The ordering is required for the implementation of
ambiguity packing.
It may be possible to relax this requirement, but it
is probably simpler just to require instances of the type
classes. Please tell us if this is a problem.
The driver file exports a function
doParse :: [[UserDefTok]] -> GLRResult
.
If you are using several parsers, use qualified naming to
distinguish them.
UserDefTok
is a synonym for the type declared with
the %tokentype
directive.
The input to doParse
is a list of
list of token values.
The outer level represents the sequence of input symbols, and
the inner list represents ambiguity in the tokenisation of each
input symbol.
For example, the word "run" can be at least a noun or a verb,
hence the inner list will contain at least two values.
If your tokens are not ambiguous, you will need to convert each
token to a singleton list before parsing.
The parse result is expressed with the following types. A successful parse yields a forest (explained below) and a single root node for the forest. A parse may fail for one of two reasons: running out of input or a (global) parse error. A global parse error means that it was not possible to continue parsing any of the live alternatives; this is different from a local error, which simply means that the current alternative dies and we try some other alternative. In both error cases, the forest at failure point is returned, since it may contain useful information. Unconsumed tokens are returned when there is a global parse error.

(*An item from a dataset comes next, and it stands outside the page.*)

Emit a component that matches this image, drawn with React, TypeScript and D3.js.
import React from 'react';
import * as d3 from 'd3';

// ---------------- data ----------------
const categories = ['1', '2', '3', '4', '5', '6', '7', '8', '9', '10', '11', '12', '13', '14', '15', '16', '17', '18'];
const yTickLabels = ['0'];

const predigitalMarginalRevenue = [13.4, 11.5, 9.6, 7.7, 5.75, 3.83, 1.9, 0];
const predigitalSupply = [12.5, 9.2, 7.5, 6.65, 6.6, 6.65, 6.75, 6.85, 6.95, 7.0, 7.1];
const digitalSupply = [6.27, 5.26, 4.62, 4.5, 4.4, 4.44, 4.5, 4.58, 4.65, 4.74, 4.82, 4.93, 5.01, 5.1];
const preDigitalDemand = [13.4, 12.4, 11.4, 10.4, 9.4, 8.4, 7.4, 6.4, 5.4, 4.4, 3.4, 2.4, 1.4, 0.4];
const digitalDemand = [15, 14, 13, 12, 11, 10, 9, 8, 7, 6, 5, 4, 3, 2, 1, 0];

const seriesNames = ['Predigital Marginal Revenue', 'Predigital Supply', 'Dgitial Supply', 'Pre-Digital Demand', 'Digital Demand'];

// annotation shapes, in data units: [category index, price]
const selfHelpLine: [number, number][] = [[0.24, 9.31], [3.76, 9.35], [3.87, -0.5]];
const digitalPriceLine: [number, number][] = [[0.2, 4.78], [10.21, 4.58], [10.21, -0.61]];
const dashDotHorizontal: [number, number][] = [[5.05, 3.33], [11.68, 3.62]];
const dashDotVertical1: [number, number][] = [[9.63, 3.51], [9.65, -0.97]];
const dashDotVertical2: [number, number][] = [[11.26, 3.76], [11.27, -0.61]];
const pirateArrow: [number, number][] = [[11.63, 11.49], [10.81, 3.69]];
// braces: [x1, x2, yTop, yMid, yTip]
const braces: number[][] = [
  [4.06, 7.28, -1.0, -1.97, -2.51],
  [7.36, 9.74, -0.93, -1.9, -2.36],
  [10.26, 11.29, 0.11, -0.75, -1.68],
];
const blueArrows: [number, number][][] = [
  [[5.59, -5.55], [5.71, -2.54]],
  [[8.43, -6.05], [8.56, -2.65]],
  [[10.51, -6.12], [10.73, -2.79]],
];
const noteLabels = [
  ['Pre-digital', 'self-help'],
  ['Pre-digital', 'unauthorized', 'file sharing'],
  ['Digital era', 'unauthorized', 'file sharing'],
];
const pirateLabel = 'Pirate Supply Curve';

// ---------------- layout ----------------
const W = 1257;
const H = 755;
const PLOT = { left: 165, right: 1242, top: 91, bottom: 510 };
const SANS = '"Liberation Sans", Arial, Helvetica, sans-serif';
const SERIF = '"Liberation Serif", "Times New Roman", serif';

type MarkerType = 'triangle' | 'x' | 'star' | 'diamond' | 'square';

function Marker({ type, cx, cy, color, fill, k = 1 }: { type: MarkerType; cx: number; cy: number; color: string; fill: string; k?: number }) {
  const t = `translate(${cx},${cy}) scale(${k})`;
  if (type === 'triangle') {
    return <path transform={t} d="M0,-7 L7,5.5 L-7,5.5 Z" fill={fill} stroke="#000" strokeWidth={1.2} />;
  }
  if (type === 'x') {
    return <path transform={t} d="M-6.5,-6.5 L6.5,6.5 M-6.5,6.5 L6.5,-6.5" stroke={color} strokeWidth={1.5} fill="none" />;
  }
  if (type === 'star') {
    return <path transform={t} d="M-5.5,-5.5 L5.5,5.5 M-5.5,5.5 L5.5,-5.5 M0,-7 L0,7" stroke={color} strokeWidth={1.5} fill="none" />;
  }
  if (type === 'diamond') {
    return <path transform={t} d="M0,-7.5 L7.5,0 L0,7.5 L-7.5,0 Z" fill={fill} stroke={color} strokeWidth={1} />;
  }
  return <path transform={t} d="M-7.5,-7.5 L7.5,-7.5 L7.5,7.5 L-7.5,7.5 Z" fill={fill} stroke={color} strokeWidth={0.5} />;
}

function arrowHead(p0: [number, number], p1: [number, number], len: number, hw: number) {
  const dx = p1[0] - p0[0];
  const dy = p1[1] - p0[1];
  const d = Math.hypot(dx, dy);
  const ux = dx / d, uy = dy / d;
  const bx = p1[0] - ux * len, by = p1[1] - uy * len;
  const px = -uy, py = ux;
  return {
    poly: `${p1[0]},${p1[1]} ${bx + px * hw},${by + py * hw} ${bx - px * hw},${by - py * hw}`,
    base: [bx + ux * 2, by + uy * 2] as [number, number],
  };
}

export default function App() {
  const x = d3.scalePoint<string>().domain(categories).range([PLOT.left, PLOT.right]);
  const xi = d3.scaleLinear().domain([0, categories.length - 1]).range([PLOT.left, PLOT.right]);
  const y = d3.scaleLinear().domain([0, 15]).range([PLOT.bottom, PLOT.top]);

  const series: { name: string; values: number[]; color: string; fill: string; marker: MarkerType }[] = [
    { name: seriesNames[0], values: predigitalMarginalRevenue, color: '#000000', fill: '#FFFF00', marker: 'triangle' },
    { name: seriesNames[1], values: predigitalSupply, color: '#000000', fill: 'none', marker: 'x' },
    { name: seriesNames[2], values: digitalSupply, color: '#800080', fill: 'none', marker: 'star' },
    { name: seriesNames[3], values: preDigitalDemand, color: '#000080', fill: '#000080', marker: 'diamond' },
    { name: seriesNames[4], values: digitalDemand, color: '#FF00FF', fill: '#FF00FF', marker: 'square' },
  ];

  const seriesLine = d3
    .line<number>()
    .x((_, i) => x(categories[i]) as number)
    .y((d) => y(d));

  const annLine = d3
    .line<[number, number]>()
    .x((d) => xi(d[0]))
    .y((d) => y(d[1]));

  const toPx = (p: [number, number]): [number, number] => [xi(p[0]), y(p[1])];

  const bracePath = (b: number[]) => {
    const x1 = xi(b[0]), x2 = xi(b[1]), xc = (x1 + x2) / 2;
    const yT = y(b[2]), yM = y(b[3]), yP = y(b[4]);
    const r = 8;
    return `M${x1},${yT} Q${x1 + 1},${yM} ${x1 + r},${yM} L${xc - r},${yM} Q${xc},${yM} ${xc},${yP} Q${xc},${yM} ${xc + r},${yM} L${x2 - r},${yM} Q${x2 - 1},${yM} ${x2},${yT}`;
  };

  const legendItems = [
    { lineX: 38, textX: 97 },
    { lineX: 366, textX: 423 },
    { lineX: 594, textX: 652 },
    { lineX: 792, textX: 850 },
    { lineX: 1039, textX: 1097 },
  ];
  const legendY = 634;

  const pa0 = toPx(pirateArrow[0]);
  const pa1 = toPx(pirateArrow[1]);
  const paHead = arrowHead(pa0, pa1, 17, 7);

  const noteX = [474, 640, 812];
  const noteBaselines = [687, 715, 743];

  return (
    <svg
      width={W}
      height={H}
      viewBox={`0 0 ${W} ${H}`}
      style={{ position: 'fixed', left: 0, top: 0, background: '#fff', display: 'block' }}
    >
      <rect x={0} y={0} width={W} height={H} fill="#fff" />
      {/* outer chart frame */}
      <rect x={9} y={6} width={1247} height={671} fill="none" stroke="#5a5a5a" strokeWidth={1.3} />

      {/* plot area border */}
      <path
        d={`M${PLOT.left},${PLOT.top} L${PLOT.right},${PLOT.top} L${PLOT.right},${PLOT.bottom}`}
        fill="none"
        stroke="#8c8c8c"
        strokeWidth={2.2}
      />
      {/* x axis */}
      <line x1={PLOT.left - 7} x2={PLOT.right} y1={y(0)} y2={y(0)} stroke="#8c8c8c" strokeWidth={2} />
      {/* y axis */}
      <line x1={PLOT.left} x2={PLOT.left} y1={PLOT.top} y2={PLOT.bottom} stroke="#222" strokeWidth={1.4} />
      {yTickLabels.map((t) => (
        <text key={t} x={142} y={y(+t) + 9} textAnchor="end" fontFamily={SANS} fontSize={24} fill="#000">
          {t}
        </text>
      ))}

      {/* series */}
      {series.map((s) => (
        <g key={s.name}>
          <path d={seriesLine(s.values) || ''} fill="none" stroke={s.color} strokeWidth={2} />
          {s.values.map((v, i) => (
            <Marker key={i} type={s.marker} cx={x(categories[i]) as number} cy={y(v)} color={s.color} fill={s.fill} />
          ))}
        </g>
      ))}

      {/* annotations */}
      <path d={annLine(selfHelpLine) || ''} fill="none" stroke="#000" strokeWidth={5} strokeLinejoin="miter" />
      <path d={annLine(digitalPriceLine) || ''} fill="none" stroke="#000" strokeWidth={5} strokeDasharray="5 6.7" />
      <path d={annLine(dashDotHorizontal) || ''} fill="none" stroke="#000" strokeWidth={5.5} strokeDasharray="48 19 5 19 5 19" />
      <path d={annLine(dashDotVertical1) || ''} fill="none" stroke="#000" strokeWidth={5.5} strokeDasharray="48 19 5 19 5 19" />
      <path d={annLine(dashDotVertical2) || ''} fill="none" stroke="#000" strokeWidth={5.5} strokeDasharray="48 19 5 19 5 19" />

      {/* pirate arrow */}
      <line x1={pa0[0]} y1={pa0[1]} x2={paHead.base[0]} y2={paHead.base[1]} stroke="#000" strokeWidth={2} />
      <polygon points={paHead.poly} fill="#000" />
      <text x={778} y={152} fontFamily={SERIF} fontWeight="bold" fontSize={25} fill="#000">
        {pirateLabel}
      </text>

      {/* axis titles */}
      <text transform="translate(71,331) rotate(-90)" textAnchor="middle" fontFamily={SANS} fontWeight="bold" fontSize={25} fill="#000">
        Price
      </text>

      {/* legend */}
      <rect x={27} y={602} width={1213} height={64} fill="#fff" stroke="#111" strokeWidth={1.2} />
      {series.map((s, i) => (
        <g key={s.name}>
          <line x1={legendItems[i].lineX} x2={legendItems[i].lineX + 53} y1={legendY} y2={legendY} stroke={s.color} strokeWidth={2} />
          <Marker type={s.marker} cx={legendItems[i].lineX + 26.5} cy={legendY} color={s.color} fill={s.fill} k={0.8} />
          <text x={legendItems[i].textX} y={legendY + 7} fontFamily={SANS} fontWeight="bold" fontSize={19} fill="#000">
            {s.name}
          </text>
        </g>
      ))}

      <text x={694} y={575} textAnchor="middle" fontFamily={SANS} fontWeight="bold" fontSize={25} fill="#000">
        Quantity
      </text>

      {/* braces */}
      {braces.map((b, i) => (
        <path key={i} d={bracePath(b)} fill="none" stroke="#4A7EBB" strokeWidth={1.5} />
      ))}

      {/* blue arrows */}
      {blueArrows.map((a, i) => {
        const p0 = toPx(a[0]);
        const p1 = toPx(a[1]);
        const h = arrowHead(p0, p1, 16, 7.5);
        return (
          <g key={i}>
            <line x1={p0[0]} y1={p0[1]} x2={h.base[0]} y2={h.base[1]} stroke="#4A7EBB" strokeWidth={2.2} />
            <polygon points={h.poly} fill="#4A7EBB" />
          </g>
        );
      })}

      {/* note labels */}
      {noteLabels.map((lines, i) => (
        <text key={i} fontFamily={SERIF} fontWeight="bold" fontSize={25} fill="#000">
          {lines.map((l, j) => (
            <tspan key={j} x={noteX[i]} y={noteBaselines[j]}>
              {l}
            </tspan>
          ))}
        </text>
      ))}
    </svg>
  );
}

type ForestId = (Int,Int,GSymbol) data GSymbol = <... automatically generated ...> type Forest = FiniteMap ForestId [Branch] type RootNode = ForestId type Tokens = [[(Int, GSymbol)]] data Branch = Branch {b_sem :: GSem, b_nodes :: [ForestId]} data GSem = <... automatically generated ...> data GLRResult = ParseOK RootNode Forest -- forest with root | ParseError Tokens Forest -- partial forest with bad input | ParseEOF Forest -- partial forest (missing input)
Conceptually, the parse forest is a directed, acyclic and-or
graph. It is represented by a mapping of ForestId
s
to lists of possible analyses. The FiniteMap
type is used to provide efficient and convenient access.
The ForestId
type identifies nodes in the
graph, named by the range of input they span and the category of
analysis they license. GSymbol
is generated
automatically as a union of the names of grammar rules (prefixed
by G_
to avoid name clashes) and of tokens and
an EOF symbol. Tokens are wrapped in the constructor
HappyTok :: UserDefTok -> GSymbol
.
The Branch
type represents a match for some
right-hand side of a production, containing semantic information
(see below)
and a list of sub-analyses. Each of these is a node in the graph.

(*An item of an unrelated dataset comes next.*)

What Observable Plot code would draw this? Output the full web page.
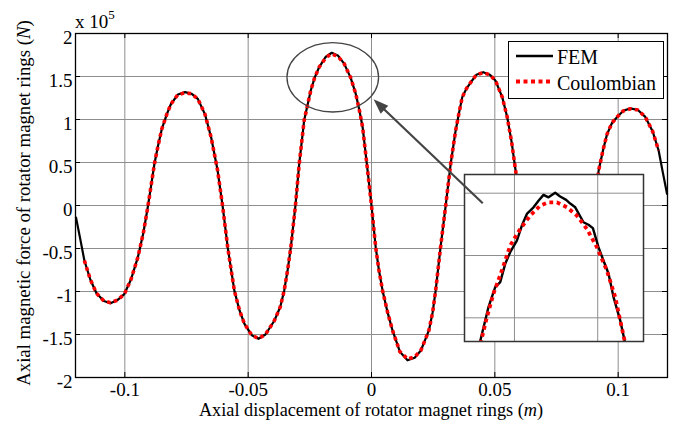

Note that tokens are represented as childless nodes that span
one input position. Empty productions will appear as childless nodes
that start and end at the same position.
Happy will generate two files, and these
should be compiled as normal Haskell files.

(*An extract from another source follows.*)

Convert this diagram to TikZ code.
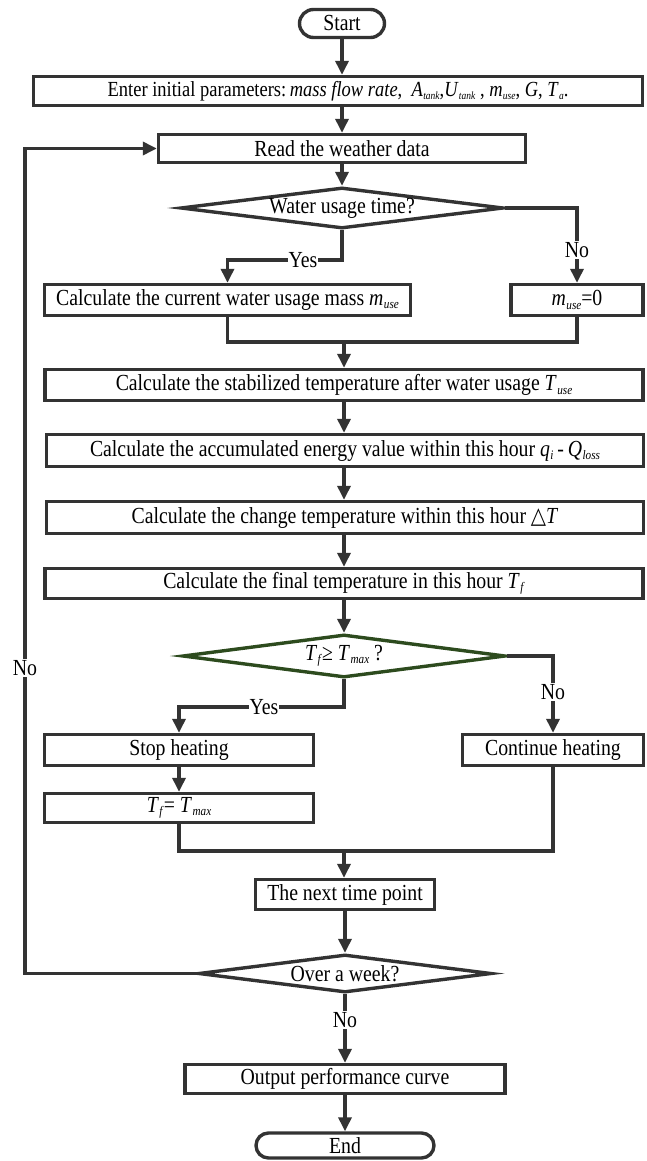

If speed is an issue, then you should use the -O
flags etc with the driver code, and if feasible, with the parser
tables too.
You can also use the --ghc
flag to trigger certain
GHC-specific optimizations. At present,
this just causes use of unboxed types in the tables and in some key
code.
Using this flag causes relevant GHC
option pragmas to be inserted into the generated code, so you shouldn't
have to use any strange flags (unless you want to...).